The Environmental Protection Agency has approved the airshed redesignation of the Kalispel Indian Reservation from Class II to Class I under the Clean Air Act.

The reservation, located on 4,557 acres near Usk, Wash., will now be protected under the strictest-possible federal air quality designation. The Kalispel Tribe requested the redesignation in 2017 and the EPA approved that request July 19. The new air classification will officially come into effect Monday, Aug. 19.

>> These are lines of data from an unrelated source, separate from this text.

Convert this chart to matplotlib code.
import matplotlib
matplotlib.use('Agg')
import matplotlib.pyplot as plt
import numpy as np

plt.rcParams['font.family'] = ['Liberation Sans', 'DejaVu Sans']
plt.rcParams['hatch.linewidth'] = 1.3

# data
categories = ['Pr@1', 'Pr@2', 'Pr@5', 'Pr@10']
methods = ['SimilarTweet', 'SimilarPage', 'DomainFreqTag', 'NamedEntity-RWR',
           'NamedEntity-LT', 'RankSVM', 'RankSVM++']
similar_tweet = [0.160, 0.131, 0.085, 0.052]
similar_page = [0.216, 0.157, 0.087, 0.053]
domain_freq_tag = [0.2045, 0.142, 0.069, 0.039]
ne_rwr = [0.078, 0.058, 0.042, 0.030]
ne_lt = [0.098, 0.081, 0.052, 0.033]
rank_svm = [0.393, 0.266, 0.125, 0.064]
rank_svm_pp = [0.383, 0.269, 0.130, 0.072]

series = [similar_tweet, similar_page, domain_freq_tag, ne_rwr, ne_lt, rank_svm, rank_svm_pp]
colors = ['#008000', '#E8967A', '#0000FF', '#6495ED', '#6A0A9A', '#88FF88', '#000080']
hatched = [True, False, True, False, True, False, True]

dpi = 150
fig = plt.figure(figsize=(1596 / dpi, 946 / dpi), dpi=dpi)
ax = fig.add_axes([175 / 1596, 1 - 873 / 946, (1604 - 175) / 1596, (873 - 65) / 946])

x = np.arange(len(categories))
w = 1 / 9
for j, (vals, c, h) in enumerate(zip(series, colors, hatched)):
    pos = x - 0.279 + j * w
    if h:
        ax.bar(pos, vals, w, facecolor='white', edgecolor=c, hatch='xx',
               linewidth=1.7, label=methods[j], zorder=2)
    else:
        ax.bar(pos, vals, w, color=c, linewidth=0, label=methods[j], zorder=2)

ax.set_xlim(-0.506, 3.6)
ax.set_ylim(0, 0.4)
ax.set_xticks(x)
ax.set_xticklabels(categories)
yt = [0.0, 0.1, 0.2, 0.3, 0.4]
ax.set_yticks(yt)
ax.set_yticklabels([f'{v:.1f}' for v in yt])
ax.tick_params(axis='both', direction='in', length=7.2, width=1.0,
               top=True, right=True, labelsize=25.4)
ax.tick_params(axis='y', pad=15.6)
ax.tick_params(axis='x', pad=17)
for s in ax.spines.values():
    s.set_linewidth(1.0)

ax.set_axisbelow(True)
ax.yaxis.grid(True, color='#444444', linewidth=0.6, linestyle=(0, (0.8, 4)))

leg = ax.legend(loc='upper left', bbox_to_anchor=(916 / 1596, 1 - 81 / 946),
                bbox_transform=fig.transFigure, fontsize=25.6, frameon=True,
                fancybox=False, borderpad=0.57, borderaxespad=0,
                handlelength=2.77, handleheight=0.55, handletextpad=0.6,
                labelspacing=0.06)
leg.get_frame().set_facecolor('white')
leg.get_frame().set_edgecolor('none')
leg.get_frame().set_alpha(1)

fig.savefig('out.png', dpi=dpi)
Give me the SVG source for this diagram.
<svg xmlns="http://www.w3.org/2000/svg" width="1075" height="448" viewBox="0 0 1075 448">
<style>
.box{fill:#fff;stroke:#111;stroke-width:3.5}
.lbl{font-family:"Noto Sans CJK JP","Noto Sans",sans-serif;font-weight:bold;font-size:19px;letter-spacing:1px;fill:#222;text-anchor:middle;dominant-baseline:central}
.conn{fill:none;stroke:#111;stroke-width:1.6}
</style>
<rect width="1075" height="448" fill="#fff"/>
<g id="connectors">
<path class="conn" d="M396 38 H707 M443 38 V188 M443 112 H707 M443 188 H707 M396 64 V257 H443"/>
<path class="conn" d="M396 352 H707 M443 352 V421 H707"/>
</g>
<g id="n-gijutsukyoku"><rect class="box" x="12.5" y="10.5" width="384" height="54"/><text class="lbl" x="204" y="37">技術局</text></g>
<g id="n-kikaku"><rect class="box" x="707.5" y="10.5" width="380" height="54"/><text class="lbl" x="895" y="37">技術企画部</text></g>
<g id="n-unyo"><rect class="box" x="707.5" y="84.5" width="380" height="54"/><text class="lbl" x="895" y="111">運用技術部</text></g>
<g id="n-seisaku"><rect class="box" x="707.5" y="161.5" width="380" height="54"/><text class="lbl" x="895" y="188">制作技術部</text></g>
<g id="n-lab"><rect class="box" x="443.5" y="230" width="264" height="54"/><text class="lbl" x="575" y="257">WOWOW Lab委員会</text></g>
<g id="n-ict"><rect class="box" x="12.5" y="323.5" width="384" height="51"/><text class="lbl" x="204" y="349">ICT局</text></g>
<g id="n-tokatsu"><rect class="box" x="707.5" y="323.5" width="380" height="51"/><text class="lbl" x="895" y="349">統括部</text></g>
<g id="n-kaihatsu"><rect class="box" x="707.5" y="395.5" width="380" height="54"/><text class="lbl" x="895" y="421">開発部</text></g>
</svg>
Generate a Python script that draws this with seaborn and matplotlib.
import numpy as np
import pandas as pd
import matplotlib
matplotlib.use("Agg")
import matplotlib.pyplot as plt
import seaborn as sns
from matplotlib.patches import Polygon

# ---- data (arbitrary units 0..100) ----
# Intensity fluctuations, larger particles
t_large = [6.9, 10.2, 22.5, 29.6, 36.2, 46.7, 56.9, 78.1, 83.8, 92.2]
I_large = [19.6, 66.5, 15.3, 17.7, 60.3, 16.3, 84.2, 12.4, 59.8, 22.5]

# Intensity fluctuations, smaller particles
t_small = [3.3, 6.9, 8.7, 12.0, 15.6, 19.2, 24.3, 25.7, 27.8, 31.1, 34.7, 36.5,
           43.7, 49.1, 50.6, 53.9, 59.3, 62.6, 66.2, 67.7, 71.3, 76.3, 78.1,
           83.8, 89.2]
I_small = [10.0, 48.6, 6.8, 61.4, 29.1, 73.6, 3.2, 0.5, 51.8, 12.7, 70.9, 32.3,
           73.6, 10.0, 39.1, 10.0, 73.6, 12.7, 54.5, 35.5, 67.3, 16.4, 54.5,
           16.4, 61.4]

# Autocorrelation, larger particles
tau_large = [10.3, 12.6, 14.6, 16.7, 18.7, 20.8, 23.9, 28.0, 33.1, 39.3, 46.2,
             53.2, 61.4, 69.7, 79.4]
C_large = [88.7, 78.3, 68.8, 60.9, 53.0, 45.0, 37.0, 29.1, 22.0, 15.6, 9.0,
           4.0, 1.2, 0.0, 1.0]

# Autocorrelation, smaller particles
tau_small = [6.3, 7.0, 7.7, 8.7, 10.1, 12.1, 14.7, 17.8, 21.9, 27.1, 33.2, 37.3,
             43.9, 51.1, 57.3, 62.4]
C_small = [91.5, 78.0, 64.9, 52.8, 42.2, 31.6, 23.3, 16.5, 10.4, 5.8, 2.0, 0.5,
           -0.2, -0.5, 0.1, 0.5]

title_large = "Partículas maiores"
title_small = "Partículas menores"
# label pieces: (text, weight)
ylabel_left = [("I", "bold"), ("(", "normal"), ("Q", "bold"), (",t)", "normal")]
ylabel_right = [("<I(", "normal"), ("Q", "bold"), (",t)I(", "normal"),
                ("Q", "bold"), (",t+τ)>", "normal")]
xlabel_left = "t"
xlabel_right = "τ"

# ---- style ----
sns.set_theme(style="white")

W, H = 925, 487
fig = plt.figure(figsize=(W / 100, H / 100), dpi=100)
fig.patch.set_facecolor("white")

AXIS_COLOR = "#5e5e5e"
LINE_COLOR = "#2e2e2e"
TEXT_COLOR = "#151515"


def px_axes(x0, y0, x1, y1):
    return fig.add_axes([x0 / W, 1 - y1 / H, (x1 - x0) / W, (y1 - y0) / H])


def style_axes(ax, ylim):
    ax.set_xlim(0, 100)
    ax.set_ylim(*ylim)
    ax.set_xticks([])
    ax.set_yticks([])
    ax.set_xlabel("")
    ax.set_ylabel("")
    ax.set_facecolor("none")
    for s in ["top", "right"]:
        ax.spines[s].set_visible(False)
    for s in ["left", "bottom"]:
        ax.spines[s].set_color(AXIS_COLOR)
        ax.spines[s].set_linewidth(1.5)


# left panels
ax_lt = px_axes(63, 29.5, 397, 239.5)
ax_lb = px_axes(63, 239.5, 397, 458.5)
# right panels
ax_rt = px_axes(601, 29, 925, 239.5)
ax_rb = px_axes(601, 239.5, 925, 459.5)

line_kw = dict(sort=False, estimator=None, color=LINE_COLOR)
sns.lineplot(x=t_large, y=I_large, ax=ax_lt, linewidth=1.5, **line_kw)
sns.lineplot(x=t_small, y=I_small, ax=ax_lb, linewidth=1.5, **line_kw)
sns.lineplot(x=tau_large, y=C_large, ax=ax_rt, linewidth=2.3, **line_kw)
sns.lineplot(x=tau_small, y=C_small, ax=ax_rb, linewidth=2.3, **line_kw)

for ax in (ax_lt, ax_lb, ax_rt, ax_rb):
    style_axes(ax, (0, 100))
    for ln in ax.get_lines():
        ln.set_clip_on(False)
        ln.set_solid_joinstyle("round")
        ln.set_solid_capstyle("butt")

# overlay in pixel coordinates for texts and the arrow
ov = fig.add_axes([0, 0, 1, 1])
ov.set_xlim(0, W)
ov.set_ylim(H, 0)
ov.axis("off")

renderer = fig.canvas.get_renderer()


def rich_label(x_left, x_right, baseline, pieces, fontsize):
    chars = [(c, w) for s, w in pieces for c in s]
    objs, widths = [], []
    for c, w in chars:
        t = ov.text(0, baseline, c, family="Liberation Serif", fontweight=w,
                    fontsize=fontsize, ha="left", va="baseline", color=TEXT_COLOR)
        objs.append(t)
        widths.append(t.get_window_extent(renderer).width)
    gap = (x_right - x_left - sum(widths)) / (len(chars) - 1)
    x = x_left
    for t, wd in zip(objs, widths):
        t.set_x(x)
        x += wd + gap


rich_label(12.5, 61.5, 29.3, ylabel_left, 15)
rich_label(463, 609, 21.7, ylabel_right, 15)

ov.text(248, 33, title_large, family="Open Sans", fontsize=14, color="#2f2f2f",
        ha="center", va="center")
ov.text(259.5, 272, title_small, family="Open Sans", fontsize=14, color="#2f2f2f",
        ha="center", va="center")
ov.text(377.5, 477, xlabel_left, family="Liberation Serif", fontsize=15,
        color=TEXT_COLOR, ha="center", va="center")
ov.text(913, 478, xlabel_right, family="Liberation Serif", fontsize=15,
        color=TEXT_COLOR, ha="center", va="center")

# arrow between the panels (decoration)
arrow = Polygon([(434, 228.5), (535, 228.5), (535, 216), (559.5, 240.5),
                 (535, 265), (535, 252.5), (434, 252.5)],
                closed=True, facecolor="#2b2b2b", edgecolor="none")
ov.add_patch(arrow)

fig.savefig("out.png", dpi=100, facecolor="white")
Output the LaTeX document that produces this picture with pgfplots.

This comes after Bonner County commissioners sent a letter to the EPA in December 2018 voicing opposition to the proposed redesignation. While their aversion lay partially with the potential limiting of future industrial development, commissioners also argued that the tribe should have consulted with nearby Idaho counties before filing the Class I request.

The meeting in December drew several area residents whose opposition to the proposed PacWest smelter in Newport fueled their support for the airshed redesignation. Commissioner Jeff Connolly urged attendees to stay focused on the task at hand — drafting a letter to the EPA — and alleged it had “absolutely nothing to do with the smelter.”

“The two are very integrated and combined — you can’t really have one without the other,” Bonner County resident and vocal anti-smelter activist Elizabeth Iha said at the time. “If there was no proposed smelter or purchase of land by a Canadian corporation, [the tribe] wouldn’t be asking for [a Class I Airshed designation].”

The Kalispel Tribe has since confirmed Iha’s comment.

“It wasn’t until the PacWest facility was sprung on us in August of 2016 that we had ever once worried about our air quality from a pollution perspective,” Deane Osterman, executive director of the Kalispel Natural Resources Department, told the Inlander earlier in July. “We want reasonable assurances that protection of our fundamental ‘qualities’ — air quality, water quality and environmental quality — is sufficient enough to not be threatening to our community’s health. I don’t think that’s too much to ask.”

The Class I designation does not prevent future or affect current industry, but it does limit the amount of pollutants allowed in the airshed. According to the EPA, the difference between Class I and Class II varies by pollutant. For instance, the allowable levels for some pollutants decrease by a quarter when the airshed is made Class I. For other pollutants, like sulfer dioxide and nitrogen dioxide, Class I regulations reduce acceptable levels to between 1/10th and 1/20th of the limits allowed under Class II designation.

If air deterioration reaches an unacceptable level, larger polluters in the region will be expected to make changes.